The big news for 2016 is that for teachers working for large firms ― i.e., those with over 500 employees ― the 29½-hour rule should cease to be an issue from October, when new labor regulations will require these firms to enroll all workers who put in at least 20 hours a week in the shakai hoken program. The law is supposed to be extended to cover all companies at an unspecified later date.

In a move the GU believes is not a coincidence, Interac announced in September that an “absorption-type split agreement” would take effect this month whereby the company (with “around 3,000 employees,” according to its website) would split up into at least six smaller regional firms “to position ourselves to manage the growth in the market,” in the words of the company. The union suspects that because the new law will apply only to companies with over 500 workers, Interac is trying to dodge this bullet by spreading its teachers around these new wholly owned subsidiaries.

■Redefining employment
Meanwhile, other firms, such as Gaba, continue to sidestep the troublesome issues of thresholds and so on altogether by denying that their teachers are staff at all. Making use of itaku, or subcontractor, status ― an increasingly popular tactic among companies within and outside eikaiwa ― Gaba evades all the responsibilities an employer would usually have toward its employees: no sick leave, no pension, no insurance, no paid holidays, no overtime rates.

When an Osaka Labor Commission finding over one dispute carried wording that suggested the teachers were workers according to the Trade Union Law, Gaba appealed to both the district court, which stuck by the original judgment, and then the high court to have the wording removed, but the case was eventually withdrawn as part of a deal reached with the GU.

When Gaba’s owner, Nichii Gakkan, opened a new chain of schools ― the fast-growing Coco Juku ― it wasn’t going to be hostage to the teachers’ union all over again. Instead, it formed its own in-house one, which all teachers are required to join. Japan’s labor laws stipulate that an employer cannot “control or interfere with the formation or management of a labor union.” Perhaps Coco Juku didn’t get the memo.

The only hope a worker has of finding an employer that actually follows labor regulations may be a government job, and there are precious few of those around for foreign nationals. Enforcement in the private sector is universally lax. Worker rights are so shaky in the industry that even union membership can be grounds for dismissal, albeit illegal dismissal.

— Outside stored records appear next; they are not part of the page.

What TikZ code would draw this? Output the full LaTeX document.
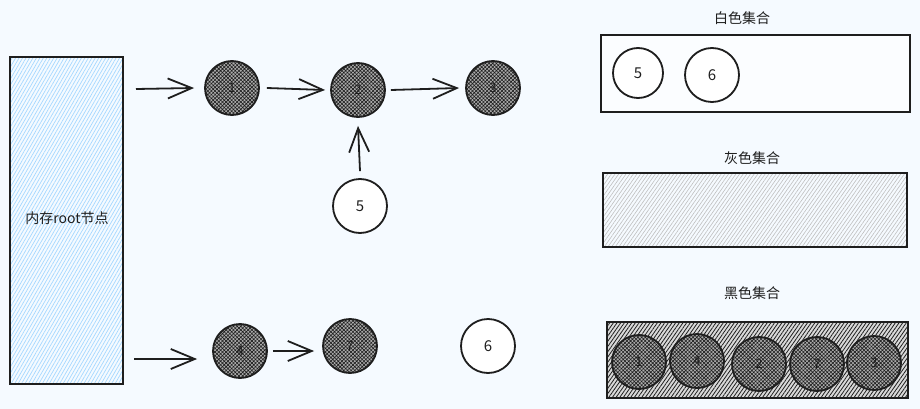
\documentclass[tikz,border=0pt]{standalone}
\usepackage{fontspec}
\setmainfont{Noto Sans CJK SC}
\newfontfamily\cjk{Noto Sans CJK SC}
\usetikzlibrary{arrows.meta,patterns.meta}
\definecolor{bgc}{HTML}{F5FAFF}
\definecolor{rootblue}{HTML}{A5D8FF}
\definecolor{inkc}{HTML}{1E1E1E}
\tikzset{
  blacknode/.style={circle,draw=inkc,line width=1.8pt,minimum size=54pt,inner sep=0pt,
    fill=gray!65,postaction={pattern={Hatch[angle=45,distance=2.6pt,line width=0.6pt]},pattern color=inkc},
    font=\fontsize{13}{13}\selectfont,text=inkc},
  whitenode/.style={circle,draw=inkc,line width=1.8pt,minimum size=54pt,inner sep=0pt,fill=white,
    font=\fontsize{15}{15}\selectfont,text=inkc},
  link/.style={draw=inkc,line width=1.8pt,-{Straight Barb[length=24pt,width=20pt,line width=1.8pt]}},
  setbox/.style={draw=inkc,line width=1.8pt,inner sep=0pt},
  setlabel/.style={font=\cjk\fontsize{14}{14}\selectfont,text=inkc},
}
\begin{document}
\begin{tikzpicture}[x=1pt,y=-1pt]
\fill[bgc] (0,0) rectangle (920,409);
\useasboundingbox (0,0) rectangle (920,409);
% root
\fill[bgc] (10,57) rectangle (123,384);
\fill[pattern={Lines[angle=60,distance=3pt,line width=0.7pt]},pattern color=rootblue] (10,57) rectangle (123,384);
\node[setbox,minimum width=113pt,minimum height=327pt] (root) at (66.5,220.5) {};
\node[font=\cjk\fontsize{14}{14}\selectfont,text=inkc] (rootlbl) at (67,218) {内存root节点};
% chain nodes
\node[blacknode] (n1) at (232,88) {1};
\node[blacknode] (n2) at (358,90) {2};
\node[blacknode] (n3) at (493,88) {3};
\node[whitenode] (n5) at (360,206) {5};
\node[blacknode] (n4) at (240,351) {4};
\node[blacknode] (n7) at (350,346) {7};
\node[whitenode] (n6) at (488,346) {6};
\coordinate (r1) at (136,89);
\coordinate (r4) at (134,359);
\draw[link] (r1) -- ([xshift=-10pt]n1.west);
\draw[link] ([xshift=7pt]n1.east) -- ([xshift=-5pt]n2.west);
\draw[link] ([xshift=5pt]n2.east) -- ([xshift=-6pt]n3.west);
\draw[link] ([yshift=7pt]n5.north) -- ([yshift=-8pt]n2.south);
\draw[link] (r4) -- ([xshift=-15pt]n4.west |- r4);
\draw[link] ([xshift=5pt]n4.east) -- ([xshift=-8pt]n7.west |- n4.east);
% white set
\node[setlabel] (wl) at (742,18) {白色集合};
\node[setbox,minimum width=309pt,minimum height=77pt,fill=white!60!bgc] (wbox) at (755.5,73.5) {};
\node[whitenode,minimum size=50pt] (w5) at (638,73) {5};
\node[whitenode] (w6) at (712,75) {6};
% gray set
\node[setlabel] (gl) at (752,158) {灰色集合};
\fill[pattern={Lines[angle=55,distance=3pt,line width=0.6pt]},pattern color=gray!50] (603,173) rectangle (907,247);
\node[setbox,minimum width=304pt,minimum height=74pt] (gbox) at (755,210) {};
% black set
\node[setlabel] (bl) at (752,293) {黑色集合};
\fill[gray!30] (607,322) rectangle (908,398);
\fill[pattern={Lines[angle=55,distance=3pt,line width=0.8pt]},pattern color=inkc] (607,322) rectangle (908,398);
\node[setbox,minimum width=301pt,minimum height=76pt] (bbox) at (757.5,360) {};
\node[blacknode] (b1) at (639,362) {1};
\node[blacknode] (b4) at (697,361) {4};
\node[blacknode] (b2) at (759,364) {2};
\node[blacknode] (b7) at (817,364) {7};
\node[blacknode] (b3) at (874,363) {3};
\end{tikzpicture}
\end{document}
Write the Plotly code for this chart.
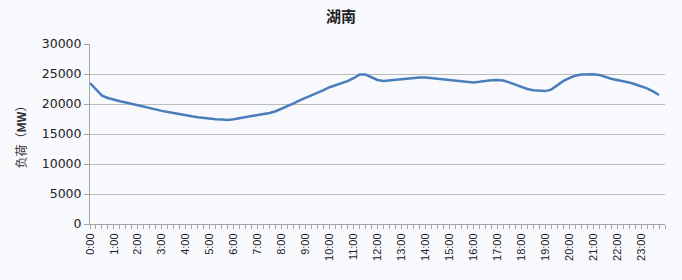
import plotly.graph_objects as go

# 15-minute sample times
times = [f"{h}:{m:02d}" for h in range(24) for m in (0, 15, 30, 45)]

# load (MW)
load = [
    23500, 22500, 21400, 21000,   # 0:00
    20700, 20450, 20250, 20000,   # 1:00
    19750, 19500, 19250, 19050,   # 2:00
    18850, 18650, 18450, 18250,   # 3:00
    18100, 17950, 17800, 17650,   # 4:00
    17550, 17450, 17400, 17350,   # 5:00
    17450, 17650, 17900, 18000,   # 6:00
    18150, 18300, 18500, 18800,   # 7:00
    19200, 19600, 20100, 20600,   # 8:00
    21000, 21500, 21900, 22300,   # 9:00
    22800, 23100, 23400, 23800,   # 10:00
    24300, 24900, 24900, 24500,   # 11:00
    24000, 23850, 23950, 24100,   # 12:00
    24200, 24300, 24400, 24400,   # 13:00
    24400, 24300, 24200, 24000,   # 14:00
    23900, 23800, 23700, 23650,   # 15:00
    23600, 23700, 23850, 23950,   # 16:00
    24000, 23900, 23600, 23200,   # 17:00
    22800, 22500, 22300, 22200,   # 18:00
    22150, 22400, 23100, 23800,   # 19:00
    24300, 24700, 24900, 24950,   # 20:00
    24950, 24850, 24500, 24200,   # 21:00
    24000, 23850, 23600, 23300,   # 22:00
    23000, 22600, 22100, 21500,   # 23:00
]

hour_labels = [f"{h}:00" for h in range(24)]
y_ticks = [0, 5000, 10000, 15000, 20000, 25000, 30000]

def to_hours(s):
    h, m = s.split(":")
    return int(h) + int(m) / 60.0

x = [to_hours(t) for t in times]
hour_vals = [to_hours(t) for t in hour_labels]

fig = go.Figure()
fig.add_trace(go.Scatter(
    x=x, y=load, mode="lines",
    line=dict(color="#4a7ebb", width=2.5),
    showlegend=False,
))

bg = "#f8f9fc"
fig.update_layout(
    width=682, height=280,
    margin=dict(l=90, r=17, t=44, b=56),
    paper_bgcolor=bg, plot_bgcolor=bg,
    title=dict(text="<b>湖南</b>", x=0.5, xanchor="center", y=0.94, yanchor="middle",
               font=dict(family="Noto Sans CJK SC", size=15, color="#222222")),
)
fig.update_xaxes(
    range=[0, 24],
    tickmode="array", tickvals=hour_vals, ticktext=hour_labels,
    tickangle=-90,
    tickfont=dict(family="Liberation Sans Narrow, Liberation Sans", size=11, color="#222222"),
    ticks="outside", ticklen=4, tickcolor="#a6a6a6",
    minor=dict(dtick=0.25, ticks="outside", ticklen=4, tickcolor="#a6a6a6", showgrid=False),
    showgrid=False, showline=True, linecolor="#a6a6a6", linewidth=1,
    zeroline=False,
)
fig.update_yaxes(
    range=[0, 30000],
    tickmode="array", tickvals=y_ticks, ticktext=[str(v) for v in y_ticks],
    tickfont=dict(family="DejaVu Sans", size=12.5, color="#222222"),
    ticks="outside", ticklen=5, tickcolor="#a6a6a6",
    showgrid=True, gridcolor="#bcbcbc", gridwidth=1,
    showline=True, linecolor="#a6a6a6", linewidth=1,
    zeroline=False,
    title=dict(text="负荷（<b>MW</b>）", standoff=12,
               font=dict(family="Noto Sans CJK SC", size=12, color="#333333")),
)

fig.write_html("out.html")
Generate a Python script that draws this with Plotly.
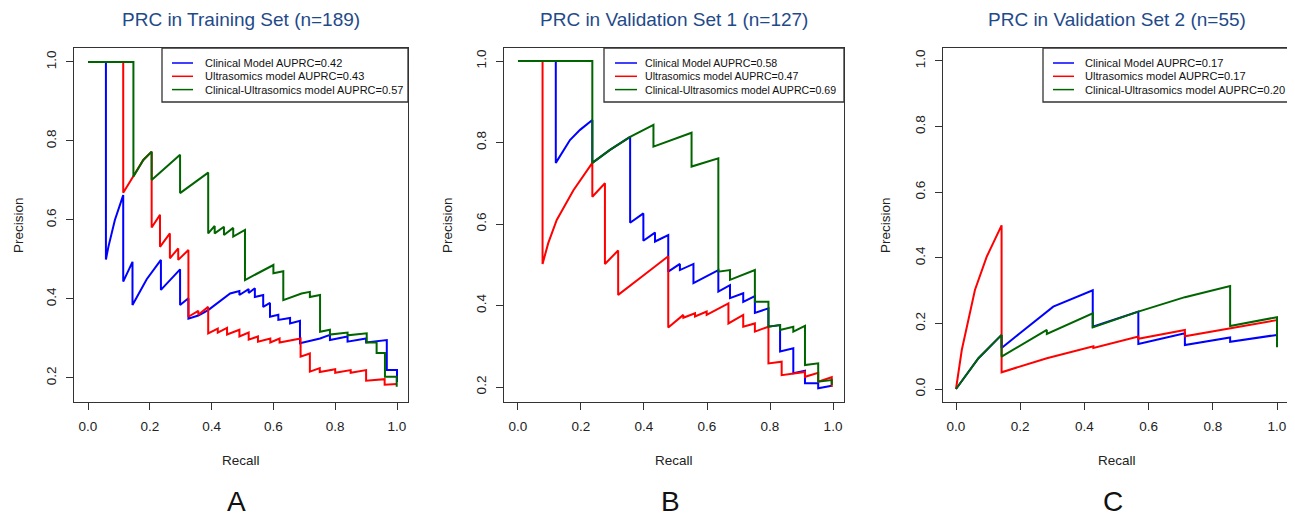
import plotly.graph_objs as go
from plotly.subplots import make_subplots

####### DATA ######
panel_titles = ["PRC in Training Set (n=189)", "PRC in Validation Set 1 (n=127)", "PRC in Validation Set 2 (n=55)"]
panel_letters = ["A", "B", "C"]
model_names = ["Clinical Model", "Ultrasomics model", "Clinical-Ultrasomics model"]
auprc_train = [0.42, 0.43, 0.57]
auprc_val1 = [0.58, 0.47, 0.69]
auprc_val2 = [0.17, 0.17, 0.20]

# Training set
train_clin_r = [0, 0.058, 0.058, 0.066, 0.087, 0.114, 0.114, 0.144, 0.144, 0.19, 0.236, 0.236, 0.298, 0.298,
                0.325, 0.325, 0.357, 0.389, 0.46, 0.49, 0.49, 0.52, 0.52, 0.54, 0.54, 0.567, 0.567, 0.589,
                0.589, 0.616, 0.616, 0.654, 0.654, 0.686, 0.686, 0.751, 0.783, 0.783, 0.84, 0.84, 0.90, 0.90,
                0.967, 0.967, 1.0, 1.0]
train_clin_p = [1.0, 1.0, 0.50, 0.532, 0.60, 0.663, 0.444, 0.494, 0.385, 0.45, 0.499, 0.423, 0.475, 0.385,
                0.402, 0.35, 0.358, 0.372, 0.414, 0.42, 0.41, 0.425, 0.415, 0.427, 0.405, 0.41, 0.38, 0.39,
                0.355, 0.36, 0.347, 0.352, 0.338, 0.345, 0.288, 0.30, 0.309, 0.296, 0.305, 0.292, 0.30, 0.29,
                0.296, 0.22, 0.22, 0.19]
train_us_r = [0, 0.114, 0.114, 0.147, 0.179, 0.206, 0.206, 0.233, 0.233, 0.265, 0.265, 0.292, 0.292, 0.325,
              0.325, 0.357, 0.357, 0.389, 0.389, 0.42, 0.42, 0.45, 0.45, 0.49, 0.49, 0.52, 0.52, 0.55, 0.55,
              0.59, 0.59, 0.62, 0.62, 0.688, 0.688, 0.718, 0.718, 0.75, 0.75, 0.80, 0.80, 0.85, 0.85, 0.90,
              0.90, 0.96, 0.96, 1.0]
train_us_p = [1.0, 1.0, 0.669, 0.71, 0.752, 0.773, 0.581, 0.613, 0.532, 0.566, 0.503, 0.528, 0.499, 0.524,
              0.355, 0.37, 0.36, 0.38, 0.313, 0.325, 0.315, 0.327, 0.31, 0.322, 0.305, 0.315, 0.297, 0.305,
              0.292, 0.30, 0.29, 0.30, 0.29, 0.30, 0.254, 0.262, 0.216, 0.225, 0.215, 0.222, 0.213, 0.22,
              0.213, 0.22, 0.193, 0.197, 0.183, 0.185]
train_comb_r = [0, 0.147, 0.147, 0.179, 0.206, 0.206, 0.298, 0.298, 0.389, 0.389, 0.41, 0.41, 0.44, 0.44,
                0.47, 0.47, 0.508, 0.508, 0.60, 0.60, 0.632, 0.632, 0.691, 0.718, 0.718, 0.751, 0.751, 0.783,
                0.783, 0.84, 0.84, 0.902, 0.902, 0.934, 0.934, 0.961, 0.961, 0.999, 0.999]
train_comb_p = [1.0, 1.0, 0.71, 0.752, 0.773, 0.701, 0.765, 0.668, 0.72, 0.566, 0.585, 0.566, 0.583, 0.562,
                0.58, 0.558, 0.575, 0.448, 0.486, 0.465, 0.47, 0.397, 0.414, 0.418, 0.405, 0.41, 0.317, 0.322,
                0.31, 0.315, 0.308, 0.313, 0.29, 0.29, 0.263, 0.263, 0.203, 0.203, 0.178]

# Validation set 1
val1_clin_r = [0, 0.12, 0.12, 0.165, 0.197, 0.236, 0.236, 0.292, 0.356, 0.356, 0.398, 0.398, 0.435, 0.435,
               0.477, 0.477, 0.514, 0.514, 0.557, 0.557, 0.636, 0.636, 0.673, 0.673, 0.715, 0.715, 0.752,
               0.752, 0.795, 0.795, 0.832, 0.832, 0.874, 0.874, 0.911, 0.911, 0.953, 0.953, 0.996]
val1_clin_p = [1.0, 1.0, 0.75, 0.806, 0.831, 0.855, 0.75, 0.782, 0.814, 0.603, 0.626, 0.559, 0.579, 0.557,
               0.573, 0.483, 0.502, 0.487, 0.502, 0.455, 0.487, 0.434, 0.45, 0.418, 0.43, 0.409, 0.423,
               0.382, 0.393, 0.348, 0.352, 0.287, 0.295, 0.234, 0.24, 0.209, 0.209, 0.197, 0.203]
val1_us_r = [0, 0.078, 0.078, 0.096, 0.123, 0.176, 0.236, 0.236, 0.276, 0.276, 0.318, 0.318, 0.40, 0.477,
             0.477, 0.525, 0.525, 0.562, 0.562, 0.599, 0.599, 0.668, 0.668, 0.715, 0.715, 0.752, 0.752, 0.795,
             0.795, 0.837, 0.837, 0.911, 0.911, 0.953, 0.953, 0.996, 0.996]
val1_us_p = [1.0, 1.0, 0.502, 0.553, 0.61, 0.683, 0.75, 0.667, 0.70, 0.502, 0.535, 0.426, 0.475, 0.521,
             0.346, 0.377, 0.37, 0.381, 0.373, 0.385, 0.377, 0.405, 0.356, 0.377, 0.348, 0.356, 0.336, 0.348,
             0.258, 0.262, 0.229, 0.237, 0.225, 0.235, 0.213, 0.224, 0.20]
val1_comb_r = [0, 0.236, 0.236, 0.292, 0.356, 0.43, 0.43, 0.551, 0.551, 0.636, 0.636, 0.673, 0.673, 0.752,
               0.752, 0.795, 0.795, 0.832, 0.832, 0.874, 0.874, 0.911, 0.911, 0.953, 0.953, 0.996, 0.996]
val1_comb_p = [1.0, 1.0, 0.75, 0.782, 0.814, 0.843, 0.79, 0.824, 0.741, 0.761, 0.483, 0.487, 0.463, 0.487,
               0.409, 0.409, 0.348, 0.352, 0.34, 0.348, 0.336, 0.35, 0.254, 0.258, 0.213, 0.217, 0.205]

# Validation set 2
val2_clin_r = [0, 0.07, 0.142, 0.142, 0.199, 0.303, 0.426, 0.426, 0.568, 0.568, 0.713, 0.713, 0.854, 0.854, 1.0]
val2_clin_p = [0, 0.094, 0.165, 0.125, 0.17, 0.251, 0.301, 0.19, 0.236, 0.137, 0.17, 0.134, 0.157, 0.144, 0.165]
val2_us_r = [0, 0.018, 0.059, 0.096, 0.142, 0.142, 0.283, 0.428, 0.428, 0.568, 0.568, 0.713, 0.713, 0.854, 1.0]
val2_us_p = [0, 0.119, 0.302, 0.404, 0.499, 0.051, 0.094, 0.13, 0.125, 0.16, 0.153, 0.18, 0.161, 0.185, 0.21]
val2_comb_r = [0, 0.07, 0.142, 0.142, 0.283, 0.283, 0.426, 0.426, 0.568, 0.713, 0.854, 0.854, 1.0, 1.0]
val2_comb_p = [0, 0.094, 0.165, 0.099, 0.18, 0.168, 0.231, 0.188, 0.236, 0.28, 0.314, 0.192, 0.219, 0.127]

y_ticks = [[0.2, 0.4, 0.6, 0.8, 1.0], [0.2, 0.4, 0.6, 0.8, 1.0], [0.0, 0.2, 0.4, 0.6, 0.8, 1.0]]
x_ticks = [0.0, 0.2, 0.4, 0.6, 0.8, 1.0]

colors = ["#0000FF", "#FF0000", "#006400"]
FONT = "Liberation Sans, Arial, sans-serif"
# the page puts the plot 8px in from the top-left corner, so draw on a slightly smaller canvas
OFF = 8
W, H = 1295 - OFF, 516 - OFF


def fx(p):
    return (p - OFF) / W


def fy(p):
    return 1 - (p - OFF) / H


panels = [
    dict(curves=[(train_clin_r, train_clin_p), (train_us_r, train_us_p), (train_comb_r, train_comb_p)],
         auprc=auprc_train, box=(74, 408), xr=[-0.0453, 1.0356], yr=[0.1392, 1.0354],
         leg_left=162, leg_line=(172, 193), leg_text=203, leg_size=11, ytitle_x=18),
    dict(curves=[(val1_clin_r, val1_clin_p), (val1_us_r, val1_us_p), (val1_comb_r, val1_comb_p)],
         auprc=auprc_val1, box=(504, 844), xr=[-0.0444, 1.0349], yr=[0.1632, 1.0319],
         leg_left=604, leg_line=(615, 637), leg_text=643, leg_size=10.6, ytitle_x=447),
    dict(curves=[(val2_clin_r, val2_clin_p), (val2_us_r, val2_us_p), (val2_comb_r, val2_comb_p)],
         auprc=auprc_val2, box=(943, 1291), xr=[-0.0405, 1.0436], yr=[-0.0396, 1.0396],
         leg_left=1043, leg_line=(1053, 1074), leg_text=1083, leg_size=11.1, ytitle_x=885),
]

BOX_TOP, BOX_BOTTOM = 48, 402

fig = make_subplots(rows=1, cols=3)
annotations = []
shapes = []

for i, pan in enumerate(panels):
    col = i + 1
    for (r, p), c, name in zip(pan["curves"], colors, model_names):
        fig.add_trace(go.Scatter(x=r, y=p, mode="lines", name=name, showlegend=False,
                                 line=dict(color=c, width=2)), row=1, col=col)

    x0, x1 = pan["box"]
    axis_style = dict(showgrid=False, zeroline=False, showline=True, mirror=True,
                      linecolor="#333333", linewidth=1.3, ticks="outside", ticklen=7,
                      tickwidth=1.2, tickcolor="#333333",
                      tickfont=dict(family=FONT, size=13.5, color="#222222"))
    fig.update_xaxes(domain=[fx(x0), fx(x1)], range=pan["xr"], tickvals=x_ticks,
                     tickformat=".1f", ticklabelstandoff=5, row=1, col=col, **axis_style)
    fig.update_yaxes(domain=[fy(BOX_BOTTOM), fy(BOX_TOP)], range=pan["yr"], tickvals=y_ticks[i],
                     tickformat=".1f", tickangle=-90, ticklabelstandoff=4, row=1, col=col, **axis_style)

    cx = (x0 + x1) / 2
    annotations.append(dict(text=panel_titles[i], x=fx(cx), y=fy(20), xref="paper", yref="paper",
                            showarrow=False, xanchor="center", yanchor="middle",
                            font=dict(family=FONT, size=19, color="#1F4A8A")))
    annotations.append(dict(text="Recall", x=fx(cx), y=fy(460), xref="paper", yref="paper",
                            showarrow=False, xanchor="center", yanchor="middle",
                            font=dict(family=FONT, size=13.5, color="#222222")))
    annotations.append(dict(text="Precision", x=fx(pan["ytitle_x"]), y=fy((BOX_TOP + BOX_BOTTOM) / 2),
                            xref="paper", yref="paper", showarrow=False, textangle=-90,
                            xanchor="center", yanchor="middle",
                            font=dict(family=FONT, size=13.5, color="#222222")))
    annotations.append(dict(text=panel_letters[i], x=fx(cx - 4), y=fy(501), xref="paper", yref="paper",
                            showarrow=False, xanchor="center", yanchor="middle",
                            font=dict(family=FONT, size=28, color="#111111")))

    # legend box drawn by hand (R style, tight rows)
    lx = pan["leg_left"]
    shapes.append(dict(type="rect", xref="paper", yref="paper", x0=fx(lx), x1=fx(x1),
                       y0=fy(102), y1=fy(BOX_TOP), line=dict(color="#333333", width=1.3),
                       fillcolor="white", layer="above"))
    for k, (c, name) in enumerate(zip(colors, model_names)):
        row_y = 63 + 13.3 * k
        shapes.append(dict(type="line", xref="paper", yref="paper", x0=fx(pan["leg_line"][0]),
                           x1=fx(pan["leg_line"][1]), y0=fy(row_y), y1=fy(row_y),
                           line=dict(color=c, width=1.5), layer="above"))
        annotations.append(dict(text="%s AUPRC=%.2f" % (name, pan["auprc"][k]), x=fx(pan["leg_text"]),
                                y=fy(row_y), xref="paper", yref="paper", showarrow=False,
                                xanchor="left", yanchor="middle",
                                font=dict(family=FONT, size=pan["leg_size"], color="#111111")))

fig.update_layout(width=W, height=H, margin=dict(l=0, r=0, t=0, b=0),
                  paper_bgcolor="white", plot_bgcolor="white",
                  annotations=annotations, shapes=shapes, showlegend=False)

fig.write_html("out.html")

Though big names such as Berlitz and Nova have come under fire for nonrenewal of union teachers’ contracts in the past, others, such as Peppy Kids Club, Nichibei Eigo Gakuin and Linguaphone, have been ordered to reinstate nonrenewed staff. The Tozen Union was recently embroiled in a high-profile case with Shibaura Institute of Technology in Tokyo over the nonrenewal of seven union members’ contracts, after SIT declared its intention to part ways with all of its foreign English-teaching staff. The SIT union subsequently went on strike, and the case was finally resolved last year with a settlement at the Tokyo Labor Relations Commission. The conditions of the deal are subject to a confidentiality order.